Nos queda hablar, hablar sin parar

Paula Nevado
Fotografía: Paula Nevado

Un número creciente de personas vive ayuntado al miedo; el miedo es el amo en nuestro tiempo covid. La soledad, ese estado de sequedad creciente en el que se venían enraizando nuestras sociedades urbanas de personas dispersas y ajenas, se queda rezagada al verse rebasada por una loca y acelerada carrera humana de desamor. La calle, los medios de comunicación, las redes sociales y nuestros pensamientos se vienen colmatando de ejemplos de tal desgarro.

En los últimos días de niños y escuela, asistimos a gimoteos, llantos y ataques de ira de padres; millares de padres y madres atenazados por el pánico cuando dejan a sus hijos en el colegio. ¿Qué les pasará? Hijo, no hagas esto ni lo otro; no bebas, no comas, no te toques, no toques, no, no, no. Y descargan su paura contra el micrófono que se les pone enfrente, contra el maestro, contra el Gobierno, contra sí mismos.

Nuestro mundo se divide, como dice el más sutil de los pensadores modernos, Theodore Zaldin, entre “la gente que desea vivir en una fortaleza (…) y los que viven en un porche abierto al mar y quieren viajar por el mundo”. Para los primeros, sentencia, su encierro es la libertad y para los segundos, está en la intemperie.

Así que nuestro universo se viene convirtiendo en un solar de hombres y mujeres recelosos, intolerantes y dogmáticos en progresión a los que es imposible advertir de que lo que ellos tienen por libertad, en realidad es  su cárcel. “La única manera de que atiendan a otras palabras diferentes a las que describe el miedo que les protege es insistir en hablar con ellos en lugar de combatirlos”, nos dice Zaldin.

 

“Lo que teníamos por seguro ayer ya no nos vale”.

 

Rebatir sus convicciones de hierro tiene el mismo efecto que despojar a un niño con berrinche del talismán de su mono de trapo o la muñeca demacrada. Se imponen las relaciones humanas dulces y sencillas; las que en cada caso creamos que pueden conducir a una cierta armonía; esas que protegen de los demonios que mueven nuestras creencias sin que siquiera nos percatemos de ello. Porque nuestro estado es muy delicado pues lo que teníamos por seguro tan solo ayer ya no nos vale: tenemos que reinventarnos… ¡Puf!

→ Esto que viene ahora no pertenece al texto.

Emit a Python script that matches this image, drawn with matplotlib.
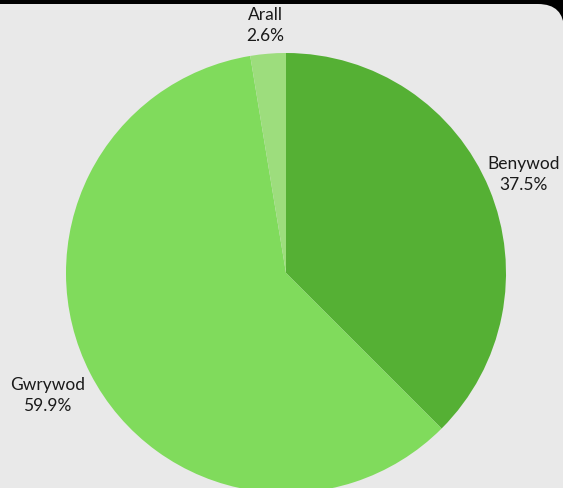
import numpy as np
import matplotlib.pyplot as plt
from matplotlib.patches import FancyBboxPatch
from matplotlib.transforms import IdentityTransform

labels = ["Benywod", "Gwrywod", "Arall"]
values = [37.5, 59.9, 2.6]
colors = ["#55b034", "#80db5c", "#9ddd7d"]
label_dist = [1.17, 1.22, 1.13]

W, H = 563, 488
R = 220
CX, CY = 286, 488 - 273

plt.rcParams['font.family'] = ['Lato', 'DejaVu Sans']

fig = plt.figure(figsize=(W / 100, H / 100), dpi=100, facecolor='black')

# light panel with rounded top-right corner
panel = FancyBboxPatch((-60, -60), W + 60 + 1, H - 4 + 60,
                       boxstyle="round,pad=0,rounding_size=26",
                       transform=IdentityTransform(), facecolor='#e9e9e9',
                       edgecolor='none', zorder=-5)
fig.patches.append(panel)

ax = fig.add_axes([0, 0, 1, 1])
ax.set_zorder(1)
ax.set_xlim(-CX, W - CX)
ax.set_ylim(-CY, H - CY)
ax.set_aspect('equal')
ax.axis('off')

wedges, _ = ax.pie(values, colors=colors, radius=R, startangle=90,
                   counterclock=False, center=(0, 0), frame=False,
                   wedgeprops=dict(linewidth=0))
ax.set_xlim(-CX, W - CX)
ax.set_ylim(-CY, H - CY)

for w, lab, v, d in zip(wedges, labels, values, label_dist):
    ang = np.deg2rad((w.theta1 + w.theta2) / 2)
    x = d * R * np.cos(ang)
    y = d * R * np.sin(ang)
    ax.text(x, y, f"{lab}\n{v:.1f}%", ha='center', va='center',
            fontsize=12.5, color='#1a1a1a', linespacing=1.4)

fig.savefig('out.png', dpi=100, facecolor=fig.get_facecolor())
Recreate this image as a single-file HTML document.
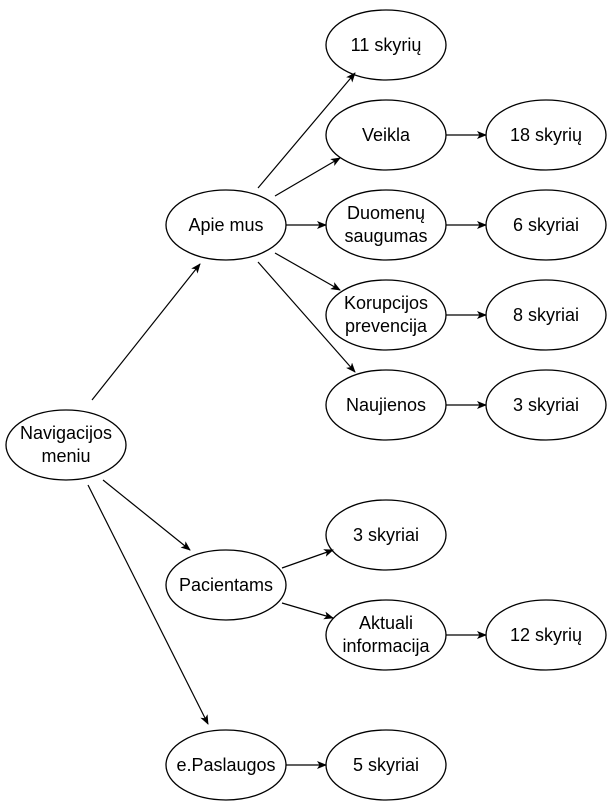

Nos queda casi como único rescoldo de esperanza la fuerza consoladora y transformadora de la palabra contada cerca del oído; lo que ven nuestros ojos cómo se fabrica; lo que rotula nuestra mirada; lo que alcanzamos con las manos; la poesía de nuestras risas… Todo ese “huerto de la felicidad” que ahora la pandemia nos prohíbe pasear: el aliento de la palabra, la magia del encuentro y el beso; el único consuelo, el ungüento más curativo.

El hombre más solo y airado, el más arrastrado y salvaje, siempre tiene la posibilidad de la palabra generosa aunque sea un carminativo. Y ahora no es posible. Nos llega, sí, por medio de la onda telefónica o la apariencia visual de la imagen que nos trae la pantalla; pero nos suena metálica, postiza, lejana. El escaso bálsamo que nos alcanza de ella viene de que confiamos en que esa persona querida que oímos o vemos bailar o gimotear, la tendremos en persona pronto, la abrazaremos en poco tiempo.

 

“Necesitamos más que nunca hablar y hablar”.

 

Las tecnológicas, sus comerciantes y ya hasta los gobiernos en sus rodillas se esfuerzan por convencernos con discursos de sus miles de neurólogos, psicólogos y hasta filósofos de plantilla, que las palabras en lata pueden informar y emocionar tanto o más que las que nos llegan de manera directa. Fijémonos, dicen, en la música y sus canciones cómo nos atrapan, motivan e inspiran; el efecto reparador del buen cine y la limpieza de alma que nos procura. Y la lectura de los libros que más nos gustan.

Puede que tengan su razón los arúspices de la moderna nube que tanto se esfuerzan por convencernos de que más allá del desierto que nos abrasa hallaremos el océano. Ocurre, sin embargo, que ahora nadie nos puede persuadir de que exista nada más allá de nuestro espejo abandonado por el azogue. Necesitamos más que nunca hablar y hablar hasta que logremos sentir que el beso que nos llega a través de la pantalla sabe a los labios de ella. Entonces nos convenceremos de que los profetas habrán acertado.